Elasticsearch — Theory

Elasticsearch — Theory (interview deep-dive)

Each shard = a Lucene index = many immutable segments.
Indexing: docs go to in-memory buffer + translog. Refresh (1s default) flushes buffer to a new segment file → searchable.
Updates: ES doesn’t update in place. Doc is marked deleted in old segment + new segment with new version. Background merge reclaims space.
Merging is expensive — IO-heavy. Throttled.

Default similarity: BM25 (replaced TF-IDF in 5.0).
Components:
- TF (term frequency) — saturating: many occurrences boost less.
- IDF (inverse document frequency) — rare terms weighted higher.
- Field length norm — short fields with the term weighted higher.
_score returned per hit. Sortable by _score (default) or fields.
bool.filter doesn’t contribute to score (and is cacheable). Use it for facets/permission checks.
Custom scoring: function_score, script_score, rank_feature.

Standard: most general, tokenizes on word boundaries, lowercase. No stemming.
English: standard + English stop words + Porter stemmer.
Common tokenizers:
- keyword — no split (entire text as one token).
- ngram(1,3) / edge_ngram — partial-match search-as-you-type.
For autocomplete: edge_ngram index analyzer + standard search analyzer (avoids ngram’ing query).
Common pitfall: same analyzer on index and query, or you get phantom mismatches.

Don’t use dynamic mapping in production for user-controlled fields → mapping explosion (every new field becomes part of mapping forever).
Set dynamic: 'strict' or use dynamic templates to constrain.
Disable _source only if you really don’t need it (lose reindex/update ability).
Set index: false on fields you only need to fetch, not search.
Keyword vs text: use text for full-text, keyword for exact match/aggregations. Multi-field is the norm.

Number of primary shards is fixed at index creation (changeable via reindex or splitting).
Rule of thumb: shard size 20-50GB. Too many shards = cluster overhead. Too few = no parallelism / hot.
Replicas can be changed dynamically.
Time-series: roll over indices daily/weekly/monthly + ILM. Use data streams (7.9+).

Client → coordinating node → query phase: send to one shard copy each → fetch phase: get top-K docs.
“Query then Fetch” — first phase returns ids+scores; second fetches _source.
search_type=dfs_query_then_fetch for cross-shard IDF accuracy (rarely needed).

Near real-time: written docs become searchable on next refresh (1s default).
Refresh interval can be tuned: -1 disables (bulk indexing), then refresh once.
Durability: translog fsync per request (default) — change to async for higher throughput at risk.
Replication: writes go to primary first, then replicated to in-sync replicas before ack.

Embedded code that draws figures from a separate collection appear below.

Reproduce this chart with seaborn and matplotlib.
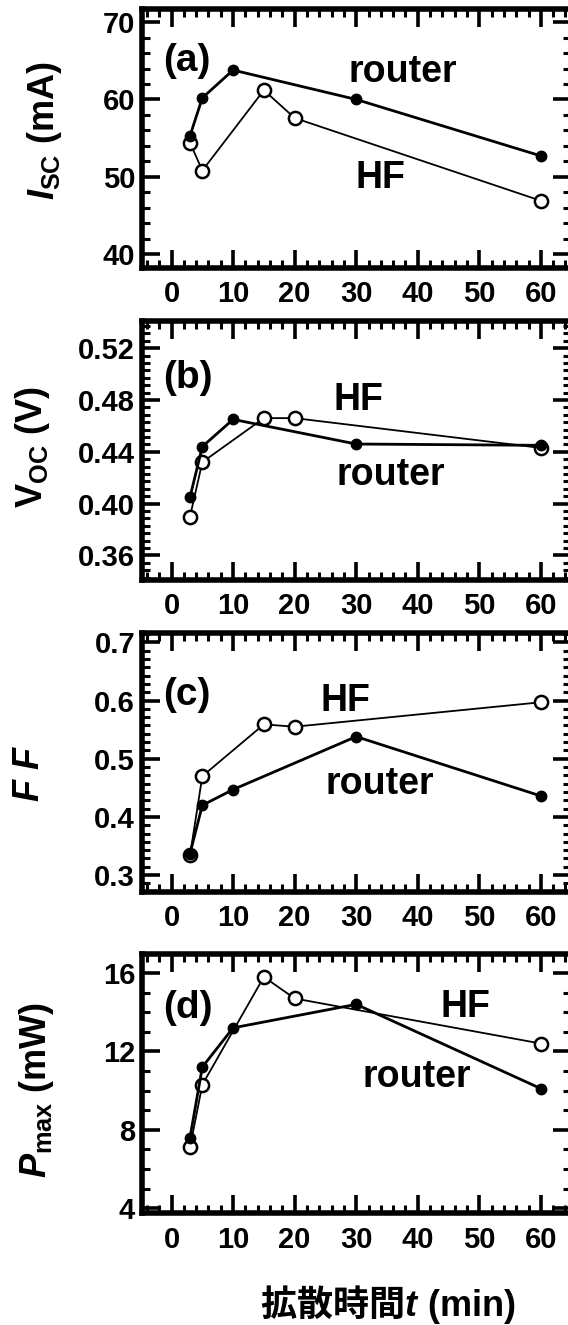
import matplotlib
matplotlib.use("Agg")
import pandas as pd
import matplotlib.pyplot as plt
import seaborn as sns
from matplotlib.ticker import MultipleLocator, AutoMinorLocator

# diffusion time t (min)
t_router = [3, 5, 10, 30, 60]
t_hf = [3, 5, 15, 20, 60]

# (a) short-circuit current (mA)
isc_router = [55.3, 60.2, 63.8, 60.0, 52.7]
isc_hf = [54.4, 50.8, 61.2, 57.6, 46.9]

# (b) open-circuit voltage (V)
voc_router = [0.405, 0.444, 0.465, 0.446, 0.445]
voc_hf = [0.390, 0.432, 0.466, 0.466, 0.443]

# (c) fill factor
ff_router = [0.337, 0.420, 0.447, 0.538, 0.436]
ff_hf = [0.334, 0.470, 0.559, 0.555, 0.597]

# (d) max power (mW)
pmax_router = [7.6, 11.2, 13.2, 14.4, 10.1]
pmax_hf = [7.1, 10.3, 15.8, 14.7, 12.4]

x_ticks = [0, 10, 20, 30, 40, 50, 60]

sns.set_style("ticks")
plt.rcParams.update({
    "font.family": ["Liberation Sans", "Noto Sans CJK JP"],
    "font.weight": "bold",
    "mathtext.fontset": "custom",
    "mathtext.rm": "Liberation Sans",
    "mathtext.it": "Liberation Sans:italic:bold",
    "mathtext.bf": "Liberation Sans:bold",
    "axes.linewidth": 4,
    "axes.edgecolor": "black",
    "text.color": "black",
    "axes.labelcolor": "black",
    "xtick.color": "black",
    "ytick.color": "black",
})

panels = [
    dict(tag="(a)", tag_y=0.80, router=isc_router, hf=isc_hf,
         ylabel=r"$I_{\mathregular{SC}}$ (mA)", ylim=(38.2, 71.7),
         major=10, minor=5, yfmt="{:.0f}",
         router_txt=(37.6, 63.5), hf_txt=(34.0, 49.9), lab=(-0.228, 0.53)),
    dict(tag="(b)", tag_y=0.78, router=voc_router, hf=voc_hf,
         ylabel=r"$\mathbf{V}_{\mathregular{OC}}$ (V)", ylim=(0.341, 0.541),
         major=0.04, minor=7, yfmt="{:.2f}",
         router_txt=(35.6, 0.422), hf_txt=(30.4, 0.480), lab=(-0.255, 0.515)),
    dict(tag="(c)", tag_y=0.76, router=ff_router, hf=ff_hf,
         ylabel=r"$F\ F$", ylim=(0.271, 0.716),
         major=0.1, minor=7, yfmt="{:.1f}",
         router_txt=(33.9, 0.457), hf_txt=(28.3, 0.599), lab=(-0.262, 0.46)),
    dict(tag="(d)", tag_y=0.79, router=pmax_router, hf=pmax_hf,
         ylabel=r"$P_{\mathbf{max}}$ (mW)", ylim=(3.75, 16.97),
         major=4, minor=4, yfmt="{:.0f}",
         router_txt=(39.8, 10.7), hf_txt=(47.8, 14.26), lab=(-0.245, 0.477)),
]

W, H = 568, 1325
fig = plt.figure(figsize=(W / 100, H / 100), dpi=100)

tops = [9, 321, 633, 954]
ax_h = 259
ax_left, ax_w = 142, 429

for top, p in zip(tops, panels):
    ax = fig.add_axes([ax_left / W, 1 - (top + ax_h) / H, ax_w / W, ax_h / H])

    hf_df = pd.DataFrame({"t": t_hf, "v": p["hf"]})
    router_df = pd.DataFrame({"t": t_router, "v": p["router"]})
    sns.lineplot(data=hf_df, x="t", y="v", ax=ax, estimator=None,
                 color="black", linewidth=1.3, marker="o", markersize=9.5,
                 markerfacecolor="white", markeredgecolor="black",
                 markeredgewidth=1.8, zorder=2)
    sns.lineplot(data=router_df, x="t", y="v", ax=ax, estimator=None,
                 color="black", linewidth=2.0, marker="o", markersize=7.5,
                 markerfacecolor="black", markeredgecolor="black",
                 markeredgewidth=1.0, zorder=3)

    ax.set_xlim(-4.8, 64.9)
    ax.set_ylim(*p["ylim"])
    ax.set_xticks(x_ticks)
    ax.xaxis.set_minor_locator(MultipleLocator(2))
    ax.yaxis.set_major_locator(MultipleLocator(p["major"]))
    ax.yaxis.set_minor_locator(AutoMinorLocator(p["minor"]))
    fmt = p["yfmt"]
    ax.yaxis.set_major_formatter(plt.FuncFormatter(lambda v, _, f=fmt: f.format(v)))

    ax.tick_params(which="both", direction="in", top=True, right=True,
                   labelsize=21, colors="black")
    ax.tick_params(which="major", length=13, width=2.6)
    ax.tick_params(which="minor", length=5.5, width=2.2)
    ax.tick_params(axis="x", pad=9)
    ax.tick_params(axis="y", pad=5)
    for lbl in ax.get_xticklabels() + ax.get_yticklabels():
        lbl.set_fontweight("bold")

    ax.set_xlabel("")
    ax.set_ylabel(p["ylabel"], fontsize=26, fontweight="bold", va="center")
    ax.yaxis.set_label_coords(*p["lab"])

    ax.text(0.05, p["tag_y"], p["tag"], transform=ax.transAxes, fontsize=28,
            fontweight="bold", ha="left", va="center")
    ax.text(*p["router_txt"], "router", fontsize=27, fontweight="bold",
            ha="center", va="center")
    ax.text(*p["hf_txt"], "HF", fontsize=27, fontweight="bold",
            ha="center", va="center")

fig.text(388 / W, 1 - 1305 / H, r"拡散時間$t\ \mathbf{(min)}$",
         fontsize=26, fontweight="bold", ha="center", va="center",
         family=["Noto Sans CJK JP"])

fig.savefig("out.png", dpi=100)
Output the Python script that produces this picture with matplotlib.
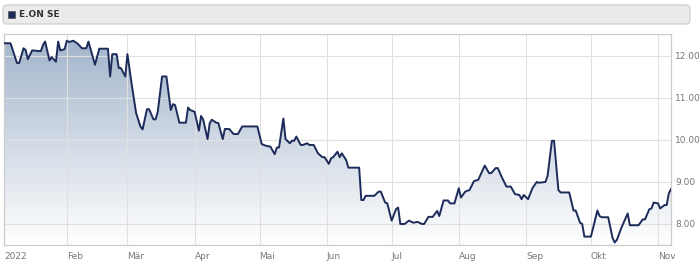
import numpy as np
import pandas as pd
import matplotlib
matplotlib.use("Agg")
import matplotlib.pyplot as plt
import matplotlib.dates as mdates
from matplotlib.patches import FancyBboxPatch, Rectangle, Polygon

# E.ON SE share price 2022
dates = [
    "2022-01-03", "2022-01-06", "2022-01-09", "2022-01-10", "2022-01-12", "2022-01-13",
    "2022-01-14", "2022-01-16", "2022-01-20", "2022-01-21", "2022-01-22", "2022-01-24",
    "2022-01-25", "2022-01-27", "2022-01-28", "2022-01-29", "2022-01-31", "2022-02-01",
    "2022-02-02", "2022-02-04", "2022-02-06", "2022-02-08", "2022-02-10", "2022-02-11",
    "2022-02-14", "2022-02-16", "2022-02-20", "2022-02-21", "2022-02-22", "2022-02-24",
    "2022-02-25", "2022-02-26", "2022-02-28", "2022-03-01", "2022-03-03", "2022-03-05",
    "2022-03-07", "2022-03-08", "2022-03-10", "2022-03-11", "2022-03-13", "2022-03-14",
    "2022-03-15", "2022-03-17", "2022-03-19", "2022-03-21", "2022-03-22", "2022-03-23",
    "2022-03-25", "2022-03-28", "2022-03-29", "2022-03-30", "2022-04-01", "2022-04-03",
    "2022-04-04", "2022-04-05", "2022-04-07", "2022-04-08", "2022-04-09", "2022-04-11",
    "2022-04-12", "2022-04-14", "2022-04-15", "2022-04-17", "2022-04-19", "2022-04-21",
    "2022-04-23", "2022-04-30", "2022-05-02", "2022-05-04", "2022-05-06", "2022-05-08",
    "2022-05-09", "2022-05-10", "2022-05-12", "2022-05-13", "2022-05-15", "2022-05-16",
    "2022-05-17", "2022-05-18", "2022-05-20", "2022-05-21", "2022-05-23", "2022-05-24",
    "2022-05-26", "2022-05-28", "2022-05-30", "2022-05-31", "2022-06-02", "2022-06-03",
    "2022-06-04", "2022-06-06", "2022-06-07", "2022-06-08", "2022-06-10", "2022-06-11",
    "2022-06-16", "2022-06-17", "2022-06-18", "2022-06-19", "2022-06-23", "2022-06-25",
    "2022-06-26", "2022-06-28", "2022-06-29", "2022-07-01", "2022-07-03", "2022-07-04",
    "2022-07-05", "2022-07-07", "2022-07-09", "2022-07-11", "2022-07-13", "2022-07-15",
    "2022-07-16", "2022-07-18", "2022-07-20", "2022-07-22", "2022-07-23", "2022-07-25",
    "2022-07-27", "2022-07-28", "2022-07-30", "2022-08-01", "2022-08-02", "2022-08-04",
    "2022-08-06", "2022-08-08", "2022-08-10", "2022-08-13", "2022-08-15", "2022-08-16",
    "2022-08-18", "2022-08-19", "2022-08-21", "2022-08-23", "2022-08-25", "2022-08-27",
    "2022-08-29", "2022-08-30", "2022-08-31", "2022-09-02", "2022-09-04", "2022-09-06",
    "2022-09-07", "2022-09-10", "2022-09-11", "2022-09-13", "2022-09-14", "2022-09-16",
    "2022-09-17", "2022-09-21", "2022-09-23", "2022-09-24", "2022-09-26", "2022-09-27",
    "2022-09-28", "2022-10-01", "2022-10-02", "2022-10-04", "2022-10-05", "2022-10-06",
    "2022-10-09", "2022-10-11", "2022-10-12", "2022-10-13", "2022-10-15", "2022-10-18",
    "2022-10-19", "2022-10-23", "2022-10-25", "2022-10-26", "2022-10-28", "2022-10-29",
    "2022-10-30", "2022-11-01", "2022-11-02", "2022-11-04", "2022-11-05", "2022-11-06",
    "2022-11-07",
]
prices = [
    12.30, 12.30, 11.83, 11.83, 12.18, 12.14, 11.92, 12.13, 12.11, 12.26, 12.34, 11.89,
    11.97, 11.86, 12.34, 12.13, 12.16, 12.36, 12.33, 12.36, 12.29, 12.18, 12.18, 12.34,
    11.79, 12.17, 12.17, 11.51, 12.04, 12.04, 11.71, 11.71, 11.51, 12.04, 11.31, 10.64,
    10.32, 10.25, 10.73, 10.73, 10.49, 10.49, 10.67, 11.51, 11.51, 10.71, 10.85, 10.83,
    10.41, 10.41, 10.77, 10.71, 10.67, 10.22, 10.57, 10.48, 10.02, 10.40, 10.48, 10.41,
    10.40, 10.02, 10.26, 10.26, 10.14, 10.14, 10.32, 10.32, 9.90, 9.86, 9.84, 9.66,
    9.82, 9.82, 10.51, 10.02, 9.92, 9.98, 9.98, 10.08, 9.88, 9.88, 9.92, 9.88,
    9.88, 9.68, 9.59, 9.59, 9.43, 9.56, 9.59, 9.72, 9.59, 9.68, 9.52, 9.34,
    9.34, 8.57, 8.57, 8.67, 8.67, 8.77, 8.77, 8.51, 8.49, 8.08, 8.35, 8.39,
    8.00, 8.00, 8.08, 8.03, 8.05, 8.00, 8.00, 8.17, 8.17, 8.31, 8.19, 8.56,
    8.56, 8.49, 8.49, 8.85, 8.63, 8.77, 8.81, 9.02, 9.05, 9.39, 9.21, 9.21,
    9.33, 9.33, 9.10, 8.89, 8.89, 8.71, 8.69, 8.59, 8.69, 8.59, 8.85, 9.00,
    8.98, 9.00, 9.14, 9.98, 9.98, 8.81, 8.75, 8.75, 8.32, 8.32, 8.03, 8.00,
    7.70, 7.70, 7.90, 8.32, 8.19, 8.16, 8.16, 7.67, 7.56, 7.62, 7.90, 8.25,
    7.97, 7.97, 8.11, 8.11, 8.35, 8.37, 8.51, 8.49, 8.37, 8.45, 8.45, 8.73,
    8.83,
]
month_ticks = ["2022-01-03", "2022-02-01", "2022-03-01", "2022-04-01", "2022-05-01", "2022-06-01",
               "2022-07-01", "2022-08-01", "2022-09-01", "2022-10-01", "2022-11-01"]
month_labels = ["2022", "Feb", "Mär", "Apr", "Mai", "Jun", "Jul", "Aug", "Sep", "Okt", "Nov"]
y_ticks = [8, 9, 10, 11, 12]
y_labels = ["8.00", "9.00", "10.00", "11.00", "12.00"]

x = mdates.date2num(pd.to_datetime(dates))
xt = mdates.date2num(pd.to_datetime(month_ticks))
x0, x1 = x[0], x[-1]
ymin, ymax = 7.5, 12.52

fig = plt.figure(figsize=(7, 2.7), dpi=100)
ax = fig.add_axes([4 / 700, 25 / 270, 667 / 700, 211 / 270])

# gradient area under the line
verts = [(x0, ymin)] + list(zip(x, prices)) + [(x1, ymin)]
area = Polygon(verts, closed=True, facecolor="none", edgecolor="none")
ax.add_patch(area)
top = np.array([0.63, 0.70, 0.79])
bot = np.array([1.0, 1.0, 1.0])
t = np.linspace(0, 1, 256)[:, None]
grad = (bot * (1 - t) + top * t)[:, None, :]
im = ax.imshow(grad, extent=[x0, x1, ymin, ymax], origin="lower", aspect="auto",
               interpolation="bilinear", zorder=1)
im.set_clip_path(area)

ax.plot(x, prices, color="#1c2b5a", lw=1.4, zorder=3, solid_joinstyle="round")

ax.set_xlim(x0, x1)
ax.set_ylim(ymin, ymax)

for v in xt[1:]:
    ax.axvline(v, color="#e0e0e0", lw=0.8, zorder=2)
for v in y_ticks:
    ax.axhline(v, color="#e0e0e0", lw=0.8, zorder=2)

ax.set_xticks(xt)
ax.set_xticklabels(month_labels, ha="left")
ax.set_yticks(y_ticks)
ax.set_yticklabels(y_labels)
ax.yaxis.tick_right()
ax.tick_params(axis="both", length=0, labelsize=6.5, labelcolor="#777777")
ax.tick_params(axis="x", pad=5)
ax.tick_params(axis="y", pad=3)
for s in ax.spines.values():
    s.set_color("#cccccc")
    s.set_linewidth(0.9)

# header bar with legend
fig.patches.append(FancyBboxPatch((3, 270 - 24), 687, 19,
                                  boxstyle="round,pad=0,rounding_size=4",
                                  facecolor="#ebebeb", edgecolor="#cfcfcf", lw=0.9,
                                  transform=None, figure=fig))
fig.patches.append(Rectangle((8, 270 - 18), 7, 7, facecolor="#1c2b5a", edgecolor="#555555",
                             lw=0.5, transform=None, figure=fig))
fig.text(19 / 700, 1 - 14.5 / 270, "E.ON SE", fontsize=6.5, fontweight="bold",
         color="#333333", va="center", ha="left")

fig.savefig("out.png", dpi=100)
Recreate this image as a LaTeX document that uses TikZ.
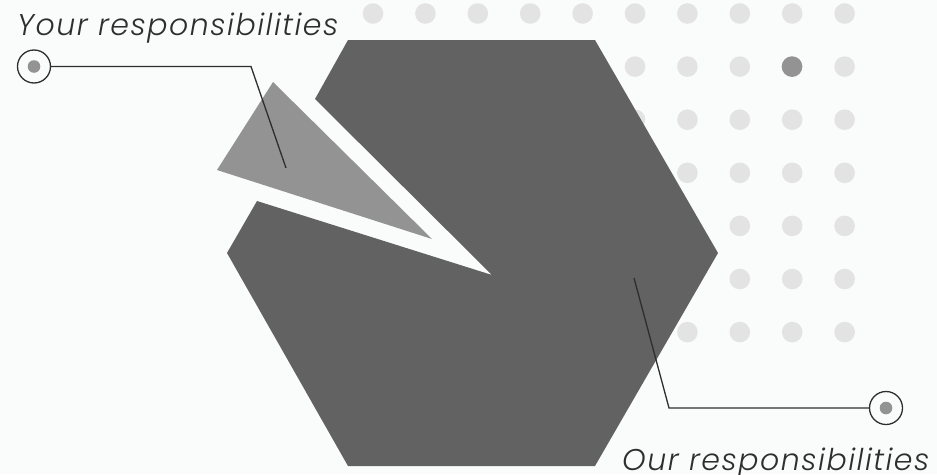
\documentclass[tikz,border=0pt]{standalone}
\usepackage{fontspec}
\newfontfamily\lblfont[ItalicFont=Poppins Light Italic,LetterSpace=5]{Poppins Light}
\definecolor{bgc}{HTML}{FAFBFB}
\definecolor{hexc}{HTML}{626262}
\definecolor{tri}{HTML}{939393}
\definecolor{dotc}{HTML}{E3E3E3}
\definecolor{linec}{HTML}{2E2E2E}
\begin{document}
\begin{tikzpicture}[x=1pt,y=-1pt,
  dot/.style={circle,fill=dotc,inner sep=0pt,minimum size=20.6pt},
  hidot/.style={circle,fill=tri,inner sep=0pt,minimum size=20.6pt},
  marker/.style={circle,draw=linec,line width=1.3pt,fill=bgc,inner sep=0pt,minimum size=33pt,
     path picture={\fill[tri] (path picture bounding box.center) circle (6.3pt);}},
  leader/.style={draw=linec,line width=1.3pt},
  lbl/.style={font=\lblfont\itshape\fontsize{30}{34}\selectfont,text=linec,inner sep=0pt}]
\fill[bgc] (0,0) rectangle (937,474);
\useasboundingbox (0,0) rectangle (937,474);
% dot grid
\foreach \i in {0,...,9} \node[dot] (d1\i) at ({373+52.4*\i},13.5) {};
\foreach \r in {1,...,6}
  \foreach \i in {4,...,9}
    \node[dot] (d\r\i) at ({373+52.4*\i},{13.5+53.1*\r}) {};
\node[hidot] (dhi) at (792,66.6) {};
% hexagon with wedge cut
\fill[hexc] (348,40) -- (595,40) -- (718,253) -- (595,466) -- (348,466) -- (227,253)
  -- (257,201) -- (492,275) -- (315,99) -- cycle;
% light triangle
\fill[tri] (217,170) -- (273,82) -- (432,239) -- cycle;
% callouts
\node[marker] (m1) at (34,66.5) {};
\coordinate (b1) at (251,66.5);
\coordinate (e1) at (286,168);
\draw[leader] (m1.east) -- (b1) -- (e1);
\node[marker] (m2) at (886,408) {};
\coordinate (b2) at (669,408);
\coordinate (e2) at (634,278);
\draw[leader] (m2.west) -- (b2) -- (e2);
% labels
\node[lbl,anchor=base west] (t1) at (17,35) {Your responsibilities};
\node[lbl,anchor=base west] (t2) at (622,470) {Our responsibilities};
\end{tikzpicture}
\end{document}
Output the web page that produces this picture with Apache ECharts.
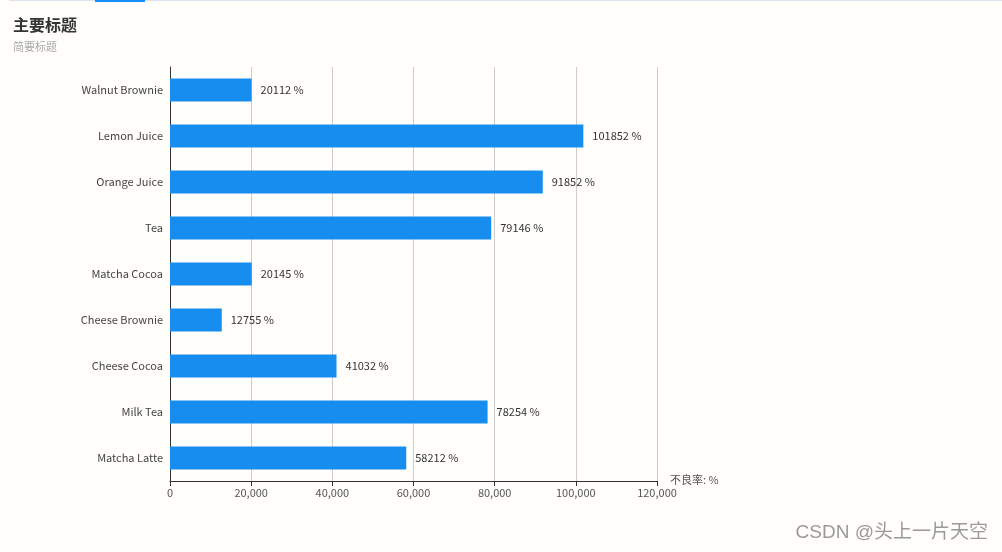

Why is term query on text field unreliable? Text is analyzed (lowercased, stemmed). Term is exact. Use keyword subfield.
Difference between filter and must? Filter has no scoring; cached; faster. Must scores.
How to do exact phrase match? match_phrase, with optional slop.
Aggregation on text field fails — why? Text is not aggregable. Use keyword subfield or fielddata: true (memory-heavy, avoid).
How to handle synonyms? Synonym token filter at index or search time. Search-time more flexible.
What’s _source? Original JSON sent in. Stored separately from indexed terms. Disabling saves space but breaks update/reindex.
How does ES handle concurrent updates? Optimistic via _version or if_seq_no / if_primary_term. Conflict throws 409.
When would you use nested vs flattened? Nested when queries on different sub-fields of same array element must correlate. Flattened (flat object map) when storing arbitrary deeply-nested user input cheaply.
What is split-brain and how does ES prevent it? Use discovery.zen.minimum_master_nodes = (N/2)+1 (legacy) or quorum-based master election (7.x+ uses Raft-like).

Single huge index for all logs forever — split by time.
Wildcard / regexp leading wildcard: full scan.
Sorting on text field — needs fielddata, kills heap.
Deeply nested JSON structures with nested — combinatorial explosion.
Using ES as primary store — it’s a search engine, expect re-indexing from source of truth.

Heap: 50% of RAM, capped at 31GB (compressed oops).
Disk watermarks: low (85%), high (90%), flood (95%) — read-only above flood.
Snapshots to S3/GCS via repository plugin. Incremental.
Reindex API for mapping changes — blue/green index swap via aliases.